## [Short problem]
Collect every line below that contains the word "this".

## [Stored data]
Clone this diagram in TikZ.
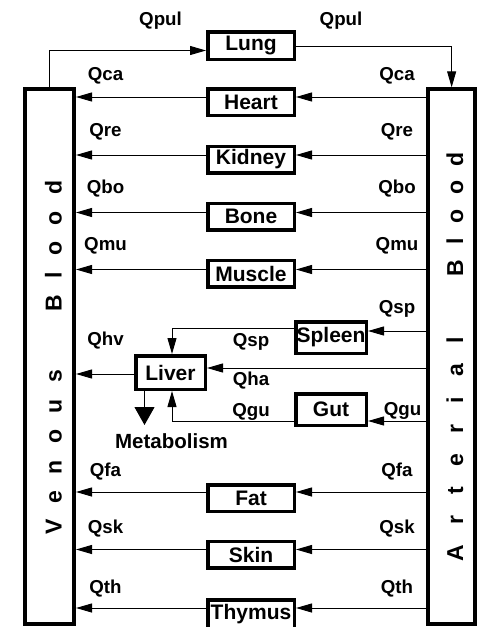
\documentclass[tikz,border=0pt]{standalone}
\usepackage{fontspec}
\setmainfont{Liberation Sans}
\usetikzlibrary{arrows.meta}
\begin{document}
\begin{tikzpicture}[x=1pt,y=-1pt,
  organ/.style={draw, line width=3.5pt, inner sep=0pt, minimum width=86.5pt, minimum height=26.5pt, font=\bfseries\fontsize{21}{21}\selectfont},
  smallorgan/.style={organ, minimum width=70.5pt, minimum height=31.5pt},
  lbl/.style={anchor=base, inner sep=0pt, font=\bfseries\fontsize{18.7}{18.7}\selectfont},
  conn/.style={line width=1pt, -{Triangle[length=16pt,width=9pt]}},
  bloodbox/.style={draw, line width=4pt, inner sep=0pt, minimum height=534.7pt},
  vtext/.style={rotate=90, anchor=base west, inner sep=0pt, font=\bfseries\fontsize{23}{23}\selectfont}]
\useasboundingbox (0,0) rectangle (479,627);
\clip (0,0) rectangle (479,627);
\fill[white] (0,0) rectangle (479,627);

% blood compartments
\node[bloodbox, minimum width=48.7pt] (venous) at (49.65,356.65) {};
\node[bloodbox, minimum width=47.3pt] (arterial) at (451.65,356.65) {};
\node[vtext] (vt1) at (61.5,534.7) {\addfontfeature{LetterSpace=72}Venous};
\node[vtext] (vt2) at (61.5,311.3) {\addfontfeature{LetterSpace=71}Blood};
\node[vtext] (at1) at (463,561.3) {\addfontfeature{LetterSpace=89}Arterial};
\node[vtext] (at2) at (463,276.3) {\addfontfeature{LetterSpace=64}Blood};

% organs
\node[organ, minimum height=27.5pt] (lung) at (251,45.5) {Lung};
\node[organ] (heart) at (251,102) {Heart};
\node[organ] (kidney) at (251,159.5) {Kidney};
\node[organ] (bone) at (251,216.5) {Bone};
\node[organ] (muscle) at (251,273.5) {Muscle};
\node[organ] (fat) at (251,498) {Fat};
\node[organ] (skin) at (251,554.5) {Skin};
\node[organ, minimum height=34pt, text depth=8.8pt] (thymus) at (251,616.75) {Thymus};
\node[smallorgan] (spleen) at (331,337.5) {Spleen};
\node[smallorgan] (gut) at (331,409.5) {Gut};
\node[smallorgan, minimum width=69.5pt, minimum height=33.5pt] (liver) at (170.5,372.5) {Liver};

% lung loop
\coordinate (lung-i) at ([yshift=-5pt]lung.west);
\draw[conn] (venous.north) |- (lung-i);
\coordinate (lung-o) at ([yshift=-1pt]lung.east);
\draw[conn] (lung-o) -| (arterial.north);

% parallel organs
\foreach \o/\d in {heart/5, kidney/4.5, bone/4, muscle/4, fat/6, skin/5, thymus/8.75}{
  \coordinate (\o-i) at ([yshift=\d pt]\o.east);
  \coordinate (\o-o) at ([yshift=\d pt]\o.west);
  \draw[conn] (\o-i -| arterial.west) -- (\o-i);
  \draw[conn] (\o-o) -- (\o-o -| venous.east);
}

% splanchnic
\coordinate (sp-i) at ([yshift=6.5pt]spleen.east);
\draw[conn] (sp-i -| arterial.west) -- (sp-i);
\coordinate (sp-o) at ([yshift=9.5pt]spleen.west);
\coordinate (lv-n) at ([xshift=1.5pt]liver.north);
\draw[conn] (sp-o) -| (lv-n);
\coordinate (ha) at ([yshift=4.5pt]liver.east);
\draw[conn] (ha -| arterial.west) -- (ha);
\coordinate (hv) at ([yshift=-1.5pt]liver.west);
\draw[conn] (hv) -- (hv -| venous.east);
\coordinate (gu-i) at ([yshift=-11.5pt]gut.east);
\draw[conn] (gu-i -| arterial.west) -- (gu-i);
\coordinate (gu-o) at ([yshift=-11.5pt]gut.west);
\coordinate (lv-s) at ([xshift=1.5pt]liver.south);
\draw[conn] (gu-o) -| (lv-s);
\coordinate (mb-s) at ([xshift=-26pt]liver.south);
\coordinate (mb-t) at (144.5,425);
\draw[line width=1pt, -{Triangle[length=18pt,width=20pt]}] (mb-s) -- (mb-t);
\node[lbl, font=\bfseries\fontsize{20.5}{20.5}\selectfont] (metab) at (171.5,448.7) {Metabolism};

% flow labels
\node[lbl] (qpul1) at (160.5,25) {Qpul};
\node[lbl] (qpul2) at (341,25) {Qpul};
\node[lbl] (qca1) at (105.5,80) {Qca};
\node[lbl] (qca2) at (397,80) {Qca};
\node[lbl] (qre1) at (105.5,136.7) {Qre};
\node[lbl] (qre2) at (397,136.7) {Qre};
\node[lbl] (qbo1) at (105.5,193.4) {Qbo};
\node[lbl] (qbo2) at (397,193.4) {Qbo};
\node[lbl] (qmu1) at (105.5,250) {Qmu};
\node[lbl] (qmu2) at (397,250) {Qmu};
\node[lbl] (qsp1) at (397,313.4) {Qsp};
\node[lbl] (qsp2) at (251,346) {Qsp};
\node[lbl] (qhv) at (105.5,345) {Qhv};
\node[lbl] (qha) at (251,385) {Qha};
\node[lbl] (qgu1) at (251,416.5) {Qgu};
\node[lbl] (qgu2) at (402.5,415) {Qgu};
\node[lbl] (qfa1) at (105.5,476) {Qfa};
\node[lbl] (qfa2) at (397,476) {Qfa};
\node[lbl] (qsk1) at (105.5,533.4) {Qsk};
\node[lbl] (qsk2) at (397,533.4) {Qsk};
\node[lbl] (qth1) at (105.5,593.4) {Qth};
\node[lbl] (qth2) at (397,593.4) {Qth};
\end{tikzpicture}
\end{document}
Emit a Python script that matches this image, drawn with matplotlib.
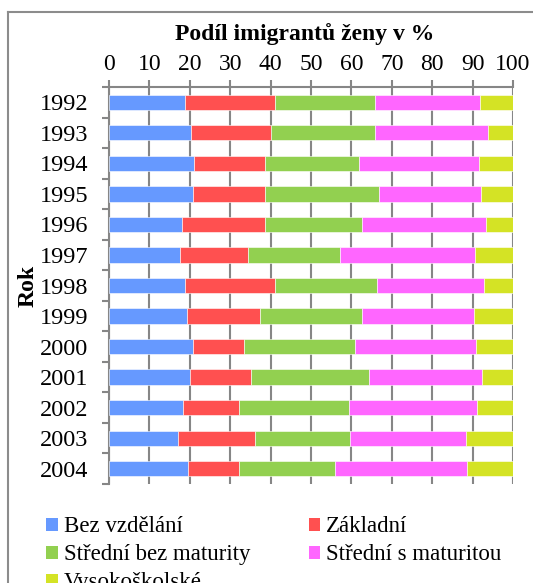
import matplotlib
matplotlib.use("Agg")
import matplotlib.pyplot as plt
import numpy as np
from matplotlib.lines import Line2D
from matplotlib.patches import Patch

plt.rcParams['font.family'] = ['Liberation Serif', 'DejaVu Serif']

years = ['1992', '1993', '1994', '1995', '1996', '1997', '1998',
         '1999', '2000', '2001', '2002', '2003', '2004']
series_names = ['Bez vzdělání', 'Základní', 'Střední bez maturity',
                'Střední s maturitou', 'Vysokoškolské']
bez = [18.9, 20.4, 21.0, 20.8, 18.0, 17.5, 18.9, 19.3, 20.8, 20.0, 18.3, 17.0, 19.5]
zakladni = [22.3, 19.6, 17.5, 17.9, 20.5, 16.8, 22.1, 18.0, 12.7, 15.2, 13.9, 19.1, 12.6]
stredni_bez = [24.7, 25.9, 23.3, 28.2, 24.2, 22.8, 25.4, 25.3, 27.5, 29.1, 27.3, 23.5, 23.9]
stredni_s = [26.0, 28.0, 29.8, 25.2, 30.7, 33.6, 26.3, 27.8, 29.9, 28.1, 31.6, 28.8, 32.5]
vysoko = [8.1, 6.1, 8.4, 7.9, 6.6, 9.3, 7.3, 9.6, 9.1, 7.6, 8.9, 11.6, 11.5]
colors = ['#6699FF', '#FF5050', '#92D050', '#FF66FF', '#D4E325']

data = [bez, zakladni, stredni_bez, stredni_s, vysoko]

W, H = 533, 583
fig = plt.figure(figsize=(W / 100, H / 100), dpi=100)
ax = fig.add_axes([109 / W, 1 - 484 / H, (513 - 109) / W, (484 - 87) / H])

y = np.arange(len(years))
left = np.zeros(len(years))
handles = []
for vals, name, c in zip(data, series_names, colors):
    vals = np.array(vals)
    ax.barh(y, vals, left=left, height=0.5, color=c, edgecolor='white',
            linewidth=0.4, zorder=3)
    left += vals
    handles.append(Patch(facecolor=c, edgecolor='none', label=name))

ax.set_ylim(len(years) - 0.5, -0.5)
ax.set_xlim(0, 100)
ax.set_xticks(np.arange(0, 101, 10))
ax.xaxis.tick_top()
ax.tick_params(axis='x', direction='out', length=5, width=1.5, color='#868686',
               labelsize=17, pad=4)
ax.set_yticks(y)
ax.set_yticklabels(years, fontsize=17.5)
ax.set_yticks(np.arange(-0.5, len(years), 1), minor=True)
ax.tick_params(axis='y', which='major', length=0, pad=15)
ax.tick_params(axis='y', which='minor', direction='out', length=5, width=1.5,
               color='#868686')
ax.grid(axis='x', color='#868686', linewidth=1.5, zorder=0)
ax.set_axisbelow(True)
for s in ['bottom', 'right']:
    ax.spines[s].set_visible(False)
for s in ['top', 'left']:
    ax.spines[s].set_color('#868686')
    ax.spines[s].set_linewidth(1.5)

fig.text(304.5 / W, 1 - 40 / H, 'Podíl imigrantů ženy v %', fontsize=17,
         fontweight='bold', ha='center', va='baseline')
ax.set_ylabel('Rok', fontsize=17, fontweight='bold', labelpad=2)
ax.yaxis.set_label_coords(-0.175, 0.50)

order = [0, 2, 4, 1, 3]
fig.legend([handles[i] for i in order], [series_names[i] for i in order],
           ncol=2, loc='upper left', bbox_to_anchor=(35 / W, 1 - 505 / H),
           frameon=False, fontsize=16.5, handlelength=0.5, handleheight=0.5,
           handletextpad=0.25, columnspacing=2.55, labelspacing=0.3,
           borderpad=0)

# outer chart frame (clipped at right and bottom)
fig.add_artist(Line2D([8 / W, 8 / W], [0, 1 - 12 / H], color='#8c8c8c',
                      linewidth=1.5, transform=fig.transFigure))
fig.add_artist(Line2D([8 / W, 1], [1 - 12 / H, 1 - 12 / H], color='#8c8c8c',
                      linewidth=1.5, transform=fig.transFigure))

fig.savefig('out.png', dpi=100)
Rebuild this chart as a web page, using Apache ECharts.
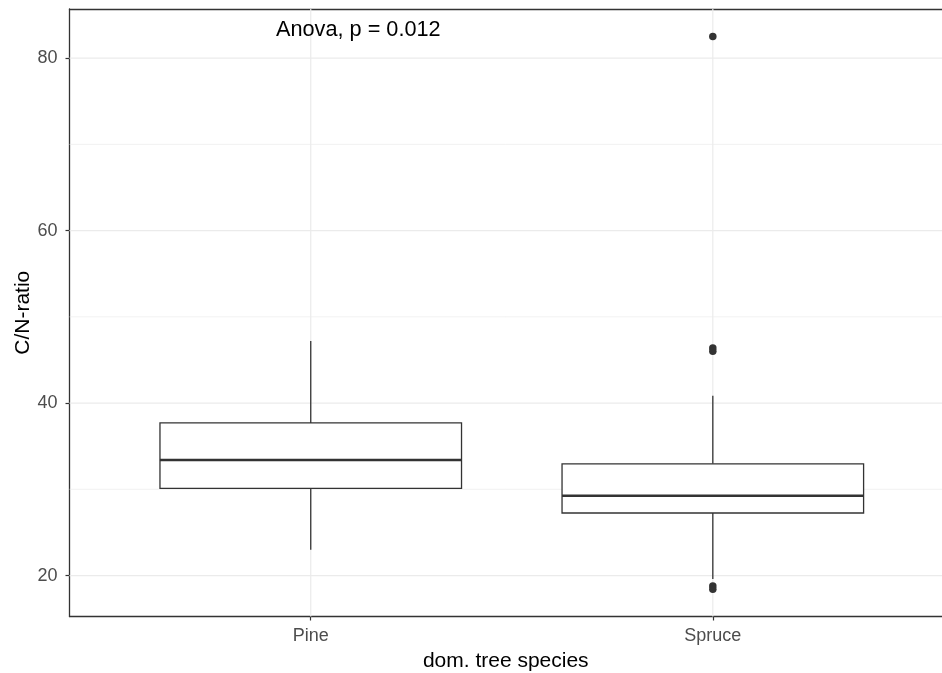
<!DOCTYPE html>
<html>
<head>
<meta charset="utf-8">
<script src="https://cdn.jsdelivr.net/npm/echarts@6/dist/echarts.min.js"></script>
<style>
  html, body { margin: 0; padding: 0; background: #fff; }
  #chart { width: 942px; height: 673px; }
</style>
</head>
<body>
<div id="chart"></div>
<script>
// groups on the x axis (positions 1 and 2)
var categories = ['Pine', 'Spruce']
var categoryPos = [1, 2]
// box stats: [lower whisker, Q1, median, Q3, upper whisker]
var pineBox = [23.0, 30.1, 33.4, 37.7, 47.2]
var spruceBox = [19.6, 27.25, 29.25, 32.95, 40.85]
// outliers (only Spruce has them)
var spruceOutliers = [82.5, 46.4, 46.0, 18.8, 18.4]
var yTicks = [20, 40, 60, 80]
var yGrid = [20, 30, 40, 50, 60, 70, 80]
var pLabel = 'Anova, p = 0.012'

var font = 'Liberation Sans, Arial, sans-serif'
var ink = '#333333'

var boxData = [
  [categoryPos[0]].concat(pineBox),
  [categoryPos[1]].concat(spruceBox)
]
var outlierData = spruceOutliers.map(function (v) { return [categoryPos[1], v] })

// gridlines: [orientation, value]  0 = horizontal, 1 = vertical
var gridData = yGrid.map(function (v) { return [0, v] })
  .concat(categoryPos.map(function (v) { return [1, v] }))

function renderGrid (params, api) {
  var cs = params.coordSys
  var dir = api.value(0), v = api.value(1)
  var shape
  if (dir === 0) {
    var py = api.coord([1, v])[1]
    shape = { x1: cs.x, y1: py, x2: cs.x + cs.width, y2: py }
  } else {
    var px = api.coord([v, 50])[0]
    shape = { x1: px, y1: cs.y, x2: px, y2: cs.y + cs.height }
  }
  var major = dir === 1 || v % 20 === 0
  return { type: 'line', shape: shape, style: { stroke: '#ebebeb', lineWidth: major ? 1.2 : 0.7 } }
}

function renderBox (params, api) {
  var x = api.value(0)
  var lo = api.value(1), q1 = api.value(2), med = api.value(3), q3 = api.value(4), hi = api.value(5)
  var hw = 0.375
  var pTop = api.coord([x, hi])
  var pQ3 = api.coord([x, q3])
  var pQ1 = api.coord([x, q1])
  var pLow = api.coord([x, lo])
  var tl = api.coord([x - hw, q3])
  var br = api.coord([x + hw, q1])
  var ml = api.coord([x - hw, med])
  var mr = api.coord([x + hw, med])
  var line = { stroke: ink, lineWidth: 1.3 }
  return {
    type: 'group',
    children: [
      { type: 'line', shape: { x1: pTop[0], y1: pTop[1], x2: pQ3[0], y2: pQ3[1] }, style: line },
      { type: 'line', shape: { x1: pQ1[0], y1: pQ1[1], x2: pLow[0], y2: pLow[1] }, style: line },
      { type: 'rect', shape: { x: tl[0], y: tl[1], width: br[0] - tl[0], height: br[1] - tl[1] },
        style: { fill: '#fff', stroke: ink, lineWidth: 1.3 } },
      { type: 'line', shape: { x1: ml[0], y1: ml[1], x2: mr[0], y2: mr[1] },
        style: { stroke: ink, lineWidth: 2.6 } }
    ]
  }
}

var chart = echarts.init(document.getElementById('chart'))
var option = {
  animation: false,
  backgroundColor: '#fff',
  grid: {
    left: 69.5, right: 0, top: 9, bottom: 56.5,
    show: false, containLabel: false, outerBoundsMode: 'none'
  },
  xAxis: [{
    type: 'value',
    min: 0.4,
    max: 2.57,
    name: 'dom. tree species',
    nameLocation: 'middle',
    nameGap: 33,
    nameTextStyle: { color: '#000', fontSize: 21, fontFamily: font },
    axisLine: { show: true, onZero: false, lineStyle: { color: ink, width: 1.3 } },
    axisTick: { show: true, length: 4, customValues: categoryPos, lineStyle: { color: ink, width: 1.2 } },
    axisLabel: {
      customValues: categoryPos,
      margin: 11,
      color: '#4d4d4d', fontSize: 18, fontFamily: font,
      formatter: function (v) { return categories[categoryPos.indexOf(v)] || '' }
    },
    splitLine: { show: false }
  }, {
    // top border of the panel
    type: 'value',
    position: 'top',
    min: 0.4,
    max: 2.57,
    axisLine: { show: true, onZero: false, lineStyle: { color: ink, width: 1.3 } },
    axisTick: { show: false },
    axisLabel: { show: false },
    splitLine: { show: false }
  }],
  yAxis: {
    type: 'value',
    min: 15.25,
    max: 85.7,
    name: 'C/N-ratio',
    nameLocation: 'middle',
    nameGap: 36,
    nameMoveOverlap: false,
    nameTextStyle: { color: '#000', fontSize: 21, fontFamily: font },
    axisLine: { show: true, onZero: false, lineStyle: { color: ink, width: 1.3 } },
    axisTick: { show: true, length: 4, customValues: yTicks, lineStyle: { color: ink, width: 1.2 } },
    axisLabel: { customValues: yTicks, margin: 12, color: '#4d4d4d', fontSize: 18, fontFamily: font },
    splitLine: { show: false }
  },
  graphic: [{
    type: 'text',
    left: 276,
    top: 19,
    z: 100,
    style: { text: pLabel, fill: '#000', fontSize: 21.7, fontFamily: font }
  }],
  series: [
    {
      type: 'custom',
      renderItem: renderGrid,
      data: gridData,
      silent: true,
      z: 1
    },
    {
      type: 'custom',
      renderItem: renderBox,
      data: boxData,
      encode: { x: 0, y: [1, 2, 3, 4, 5] },
      silent: true,
      z: 3
    },
    {
      type: 'scatter',
      data: outlierData,
      symbol: 'circle',
      symbolSize: 7.5,
      itemStyle: { color: ink, opacity: 1, borderWidth: 0 },
      z: 4
    }
  ]
}
chart.setOption(option)
</script>
</body>
</html>
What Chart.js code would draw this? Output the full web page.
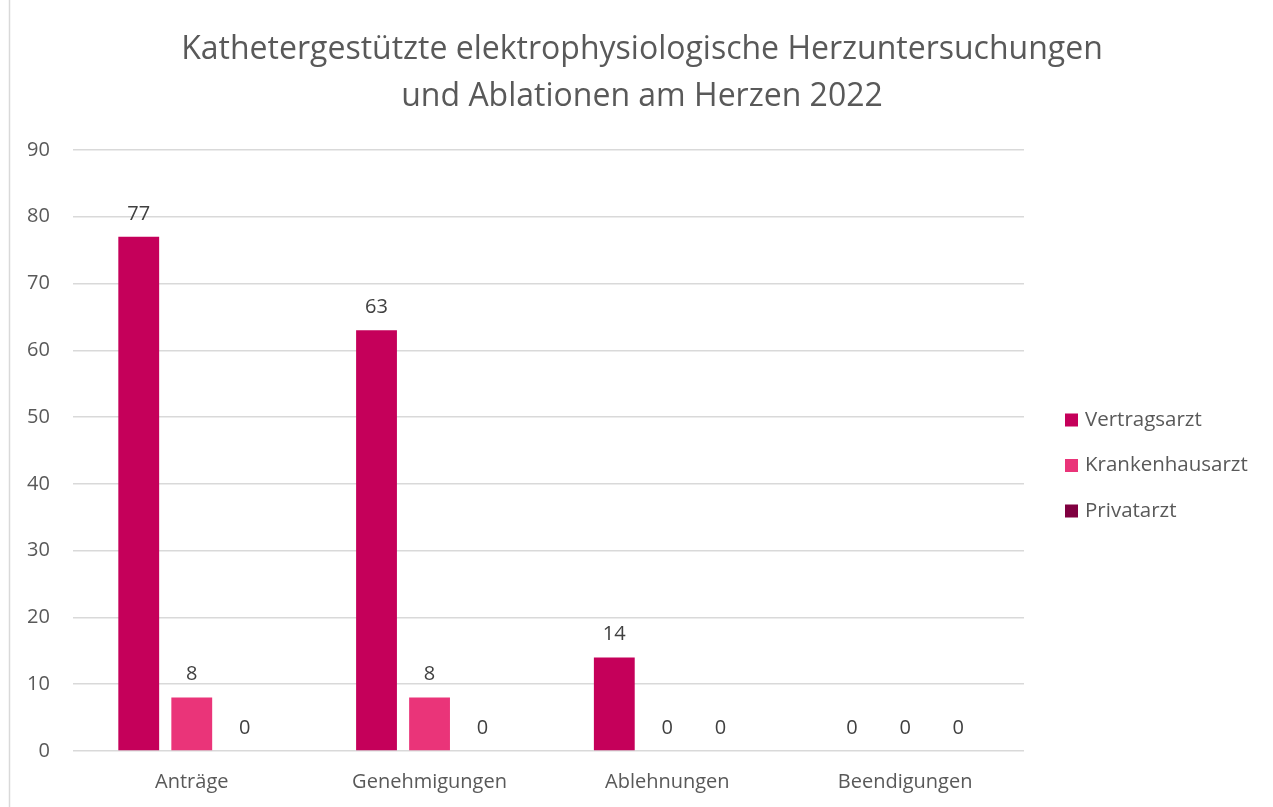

## [Exercise answer]
Clone this diagram in TikZ.
Emit a Python script that matches this image, drawn with matplotlib.
Rebuild this chart as a web page, using Apache ECharts.
What Chart.js code would draw this? Output the full web page.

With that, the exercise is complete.